The Russian Air Forces have not participated in any drills of such scope for more than twenty years.Source: RIA Novosti
On May 27, several thousand Russian soldiers were woken at 5:00 in the morning by a surprise alarm. The Russian Ministry of Defense staged its biggest drills in more than twenty years to test the air forces.
The extraordinary combat readiness test involved 8,700 military personnel, 185 combat aircraft and 240 armored combat vehicles.
The aggressor squadrons launched an offensive at all altitudes and from all directions. They also employed jamming systems to impede target engagement by anti-aircraft radars.
The enemy’s air grouping initiating a large-scale missile and air strike launched several cruise missiles at the ground targets from the outer radar detection limit beyond the MiG-31 interception range.

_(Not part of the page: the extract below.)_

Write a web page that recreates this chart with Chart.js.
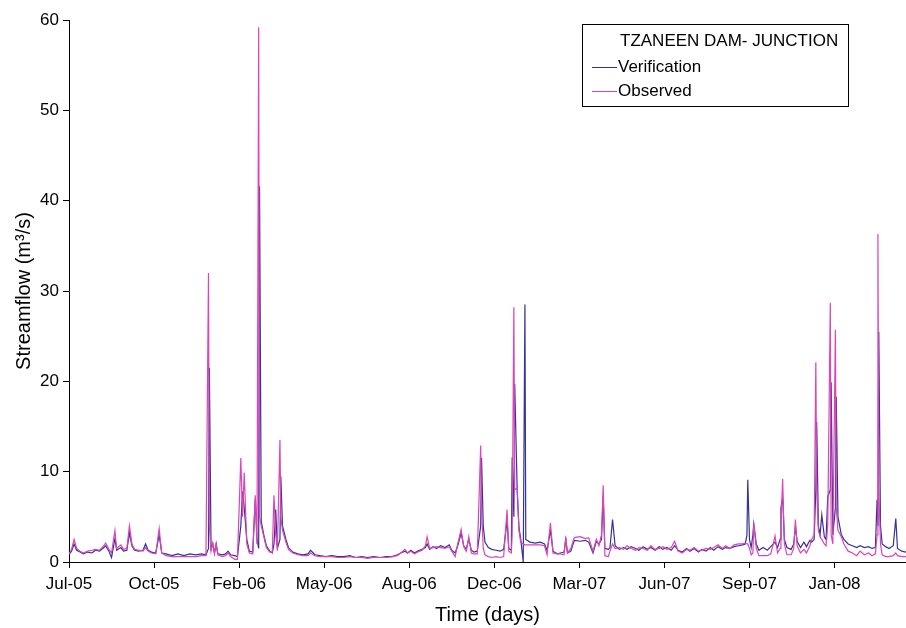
<!DOCTYPE html>
<html>
<head>
<meta charset="utf-8">
<script src="https://cdn.jsdelivr.net/npm/chart.js@4.4.0/dist/chart.umd.min.js"></script>
<style>
    html, body { margin: 0; padding: 0; background: #ffffff; }
    #chartWrap { width: 906px; height: 628px; }
</style>
</head>
<body>
<div id="chartWrap"><canvas id="myChart" width="906" height="628"></canvas></div>
<script>
// days counted from the first value of the record (about 20 Jul 2005)
const days = [
    0, 3, 6, 9, 13, 17, 22, 27, 31, 36,
    41, 43, 47, 50, 54, 56, 61, 64, 68, 71,
    74, 77, 82, 87, 90, 93, 97, 102, 106, 109,
    114, 121, 128, 135, 142, 149, 156, 161, 164, 165,
    167, 169, 171, 173, 175, 180, 184, 187, 190, 195,
    198, 202, 204, 206, 209, 212, 216, 219, 221, 223,
    224, 226, 229, 232, 236, 239, 241, 243, 245, 248,
    249, 251, 255, 258, 263, 269, 275, 281, 284, 289,
    295, 302, 309, 316, 323, 330, 337, 344, 351, 358,
    366, 373, 380, 386, 390, 395, 398, 402, 406, 410,
    415, 419, 421, 424, 428, 432, 437, 442, 447, 450,
    454, 457, 461, 464, 467, 470, 473, 476, 480, 484,
    485, 487, 489, 493, 497, 502, 507, 511, 515, 517,
    520, 521, 523, 524, 527, 529, 531, 534, 536, 537,
    542, 548, 554, 559, 562, 566, 569, 574, 578, 582,
    584, 586, 590, 594, 601, 607, 611, 616, 620, 623,
    626, 628, 630, 634, 636, 639, 642, 647, 652, 656,
    661, 666, 670, 675, 680, 684, 689, 694, 698, 703,
    708, 712, 716, 721, 726, 730, 735, 740, 744, 749,
    754, 758, 763, 768, 772, 777, 782, 787, 792, 795,
    797, 798, 800, 802, 804, 805, 808, 811, 816, 821,
    825, 828, 830, 833, 836, 837, 839, 841, 844, 849,
    852, 854, 856, 860, 864, 867, 871, 873, 876, 878,
    879, 881, 883, 885, 888, 890, 892, 895, 896, 898,
    901, 902, 904, 908, 911, 916, 921, 926, 930, 935,
    940, 944, 948, 950, 951, 952, 954, 956, 960, 964,
    969, 972, 974, 979, 984
];

const verification = [
    0.8, 1.2, 2.0, 1.3, 1.1, 0.9, 1.1, 1.0, 1.3, 1.2,
    1.6, 1.8, 1.2, 0.5, 2.6, 1.3, 1.6, 1.2, 1.3, 3.2,
    1.8, 1.3, 1.2, 1.3, 2.0, 1.3, 1.1, 1.0, 3.0, 1.0,
    0.9, 0.7, 0.9, 0.7, 0.9, 0.8, 0.9, 0.8, 1.5, 21.5,
    1.5, 2.0, 1.0, 2.0, 0.9, 0.8, 0.9, 1.2, 0.8, 0.7,
    0.6, 4.0, 7.8, 6.0, 2.5, 1.2, 1.1, 7.0, 2.5, 1.5,
    41.6, 4.5, 3.0, 1.8, 1.2, 1.0, 2.0, 5.8, 1.5, 2.5,
    9.5, 4.0, 2.5, 1.6, 1.1, 0.9, 0.8, 0.9, 1.3, 0.8,
    0.7, 0.6, 0.7, 0.6, 0.6, 0.7, 0.5, 0.6, 0.5, 0.6,
    0.5, 0.6, 0.6, 0.8, 1.0, 1.2, 1.0, 1.3, 1.0, 1.2,
    1.4, 1.6, 2.0, 1.4, 1.7, 1.5, 1.8, 1.6, 1.9, 1.3,
    1.0, 1.8, 3.2, 1.8, 1.4, 2.5, 1.3, 1.1, 1.2, 4.0,
    11.5, 4.0, 2.2, 1.6, 1.4, 1.3, 1.2, 1.4, 4.6, 1.5,
    1.3, 11.6, 5.0, 19.7, 7.5, 3.8, 2.6, 0.0, 28.5, 2.5,
    2.2, 2.1, 2.2, 2.0, 1.3, 3.5, 1.2, 0.9, 1.0, 1.1,
    2.5, 1.0, 1.2, 2.4, 2.3, 2.4, 2.2, 1.0, 2.3, 2.0,
    2.5, 7.3, 1.5, 1.4, 1.6, 4.7, 1.8, 1.4, 1.6, 1.4,
    1.7, 1.5, 1.3, 1.7, 1.4, 1.6, 1.3, 1.7, 1.4, 1.6,
    1.3, 1.8, 1.3, 1.1, 1.5, 1.2, 1.5, 1.1, 1.4, 1.2,
    1.6, 1.3, 1.7, 1.4, 1.6, 1.5, 1.7, 1.8, 1.9, 2.0,
    3.0, 9.1, 2.5, 1.6, 3.0, 4.2, 2.0, 1.3, 1.6, 1.3,
    1.7, 2.0, 2.2, 1.6, 2.5, 6.0, 7.2, 2.5, 1.6, 1.4,
    2.0, 3.9, 2.3, 1.6, 2.2, 1.7, 2.4, 2.2, 2.5, 8.0,
    15.5, 4.0, 3.0, 5.2, 2.8, 2.5, 7.2, 8.0, 19.9, 3.0,
    6.0, 18.3, 5.0, 3.0, 2.5, 2.0, 1.8, 1.6, 1.8, 1.6,
    1.7, 1.5, 1.6, 6.9, 4.0, 25.5, 4.0, 2.0, 1.7, 1.5,
    1.8, 4.8, 1.5, 1.2, 1.1
];

const observed = [
    0.9, 1.4, 2.5, 1.5, 1.2, 1.0, 1.2, 1.3, 1.4, 1.3,
    1.8, 2.1, 1.4, 1.0, 3.5, 1.5, 1.9, 1.4, 1.5, 4.0,
    2.0, 1.4, 1.3, 1.2, 1.6, 1.2, 1.0, 0.9, 3.7, 1.0,
    0.7, 0.6, 0.6, 0.6, 0.6, 0.6, 0.7, 0.7, 32.0, 4.0,
    1.2, 2.1, 0.9, 2.0, 0.8, 0.6, 0.7, 1.0, 0.6, 0.3,
    0.3, 11.5, 5.0, 9.9, 2.0, 1.0, 0.9, 7.4, 2.0, 59.2,
    5.0, 4.0, 2.8, 1.6, 1.1, 1.1, 7.4, 3.0, 1.4, 13.5,
    5.0, 3.5, 2.2, 1.4, 1.0, 0.8, 0.7, 0.7, 1.0, 0.7,
    0.6, 0.6, 0.6, 0.5, 0.5, 0.6, 0.5, 0.5, 0.4, 0.5,
    0.5, 0.5, 0.6, 0.7, 1.0, 1.4, 1.0, 1.2, 0.9, 1.1,
    1.3, 1.8, 2.8, 1.5, 1.6, 1.7, 1.6, 1.5, 1.7, 1.2,
    0.6, 2.0, 3.6, 1.7, 1.2, 2.8, 1.0, 0.9, 0.9, 12.9,
    6.0, 1.5, 0.8, 0.6, 0.5, 0.6, 0.5, 0.6, 5.8, 1.2,
    1.0, 3.0, 28.2, 8.0, 8.2, 3.5, 2.2, 2.0, 1.9, 1.9,
    1.9, 1.9, 1.9, 1.8, 0.8, 4.3, 1.0, 0.9, 0.9, 0.8,
    2.8, 1.0, 1.5, 2.7, 2.8, 2.6, 2.7, 1.2, 2.5, 1.8,
    3.0, 8.5, 0.7, 0.6, 1.2, 2.0, 1.5, 1.6, 1.4, 1.8,
    1.5, 1.3, 1.6, 1.5, 1.3, 1.8, 1.4, 1.5, 1.7, 1.4,
    1.6, 2.3, 1.2, 1.0, 1.4, 1.3, 1.6, 1.2, 1.3, 1.5,
    1.4, 1.6, 1.9, 1.5, 1.8, 1.5, 1.9, 2.0, 2.0, 2.1,
    2.0, 2.0, 1.5, 0.8, 1.0, 4.3, 1.5, 0.7, 0.7, 0.7,
    0.9, 2.0, 2.9, 1.0, 1.5, 4.0, 9.2, 2.0, 0.8, 0.8,
    1.5, 4.7, 1.8, 1.0, 1.4, 1.0, 1.8, 2.5, 3.0, 22.1,
    8.0, 3.5, 2.8, 2.5, 2.0, 1.8, 4.0, 28.7, 3.0, 2.0,
    25.7, 6.0, 3.5, 2.8, 2.0, 1.2, 1.0, 0.7, 1.2, 0.8,
    1.0, 0.7, 0.9, 3.0, 36.3, 8.0, 2.0, 0.8, 0.6, 0.6,
    0.7, 1.0, 0.7, 0.6, 0.6
];

const tickDays = [0, 100, 200, 300, 400, 500, 600, 700, 800, 900];
const tickLabels = ['Jul-05', 'Oct-05', 'Feb-06', 'May-06', 'Aug-06', 'Dec-06', 'Mar-07', 'Jun-07', 'Sep-07', 'Jan-08'];
const legendTitle = 'TZANEEN DAM- JUNCTION';

if (days.length !== verification.length || days.length !== observed.length) {
    console.warn('series length mismatch', days.length, verification.length, observed.length);
}

function toPoints(values) {
    return days.map((d, i) => ({ x: d, y: values[i] }));
}

// legend in a box inside the plot, first row is the station name without a line
const legendBox = {
    id: 'legendBox',
    afterDraw(chart) {
        let ctx = chart.ctx;
        ctx.save();
        ctx.strokeStyle = '#000000';
        ctx.lineWidth = 1;
        ctx.strokeRect(582.5, 24.5, 266, 82);
        ctx.font = '17px "Liberation Sans", Arial, sans-serif';
        ctx.fillStyle = '#000000';
        ctx.textBaseline = 'middle';
        ctx.fillText(legendTitle, 620, 41);
        let rows = [chart.data.datasets[0], chart.data.datasets[1]];
        rows.forEach(function (ds, i) {
            let y = 67 + i * 24;
            ctx.strokeStyle = ds.borderColor;
            ctx.beginPath();
            ctx.moveTo(592, y + 0.5);
            ctx.lineTo(617, y + 0.5);
            ctx.stroke();
            ctx.fillStyle = '#000000';
            ctx.fillText(ds.label, 618, y);
        });
        ctx.restore();
    }
};

Chart.defaults.font.family = '"Liberation Sans", Arial, sans-serif';
Chart.defaults.color = '#000000';

const ctx = document.getElementById('myChart');
const chart = new Chart(ctx, {
    type: 'line',
    data: {
        datasets: [{
            label: 'Verification',
            data: toPoints(verification),
            borderColor: '#333399',
            borderWidth: 1.2,
            pointRadius: 0,
            tension: 0,
            order: 1
        }, {
            label: 'Observed',
            data: toPoints(observed),
            borderColor: '#dd44b4',
            borderWidth: 1.2,
            pointRadius: 0,
            tension: 0,
            order: 0
        }]
    },
    options: {
        responsive: false,
        animation: false,
        layout: { padding: { top: 20, right: 0, bottom: 0, left: 0 } },
        plugins: {
            legend: { display: false },
            tooltip: { enabled: false }
        },
        scales: {
            x: {
                type: 'linear',
                min: 0,
                max: 984,
                afterBuildTicks: (scale) => { scale.ticks = tickDays.map(v => ({ value: v })); },
                afterFit: (scale) => { scale.height = 66; },
                ticks: {
                    callback: (value) => tickLabels[tickDays.indexOf(value)],
                    font: { size: 17 },
                    color: '#000000',
                    padding: 6,
                    maxRotation: 0,
                    autoSkip: false
                },
                grid: { drawOnChartArea: false, tickLength: 6, color: '#000000' },
                border: { color: '#000000', width: 1 },
                title: {
                    display: true,
                    text: 'Time (days)',
                    font: { size: 20 },
                    color: '#000000',
                    padding: { top: 2, bottom: 1 }
                }
            },
            y: {
                min: 0,
                max: 60,
                afterFit: (scale) => { scale.width = 69; },
                ticks: { stepSize: 10, font: { size: 17 }, color: '#000000', padding: 4 },
                grid: { drawOnChartArea: false, tickLength: 6, color: '#000000' },
                border: { color: '#000000', width: 1 },
                title: {
                    display: true,
                    text: 'Streamflow (m³/s)',
                    font: { size: 20 },
                    color: '#000000',
                    padding: { top: 12, bottom: 2 }
                }
            }
        }
    },
    plugins: [legendBox]
});
</script>
</body>
</html>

The A-50’s radar system was able to detect the launches and the MiG-31 interceptors shot the cruise missiles down.
During the drills, the Western Military District’s bombers were redeployed to defend the outlying airfields against Su-24 and Su-34 attack aircraft bombing and carrying out missile strikes on ground targets, as well as to launch an offensive against the enemy aircraft and cruise missiles in the sky.
In the meantime, the Aerospace Defense Forces were warding off hostile sea-borne assaults.
The Russian Aerospace, Air and Anti-Missile Forces have not participated in any drills of such scope for more than twenty years.
Defense Minister Sergei Shoigu notified the Russian President of the outcome of the exercise on Friday. Vladimir Putin said the results were “satisfactory” and urged the military to modernize its control and telecommunications systems.
Given the absence of any public media reports on previous military exercises involving Moscow’s missile defense troops, which are now part of the Aerospace Forces, the Russian government seems to attach great importance to keeping these units ready to counter an unexpected nuclear strike.
The Russian military did not disclose who the potential enemy dealt with during the drills was but there are reasons to believe we may already know the answer.
Russia has repeatedly expressed concern over plans to create a European missile shield.
This issue was highlighted in a recent communication exchange between Vladimir Putin and Barack Obama, as well as at an international conference on European security held in Moscow the day before the drills.
After the event, Russia’s Defense Minister, Sergei Shoigu, paid a visit to the Voronezh-DM early warning radar station in service in the Kaliningrad Region.
In this light, the question of which state or organization is capable of challenging Russia’s missile defense today has quite an obvious answer: the United States and NATO, respectively. Apparently, they were the “potential enemies” during the drills.
No foreign military observers were invited to monitor the maneuvers – not only because the decision to carry out the drills came at such short notice but also because the Vienna Document only requires experts from abroad to be present at military exercises in which more than 9,000 people participate. This time, the drills were 300 people short.
At a Russian Defense Ministry general meeting held on May 30, it was confirmed that surprise tests assessing the combat readiness of various military districts, services and branches of the country’s armed forces will continue in the future.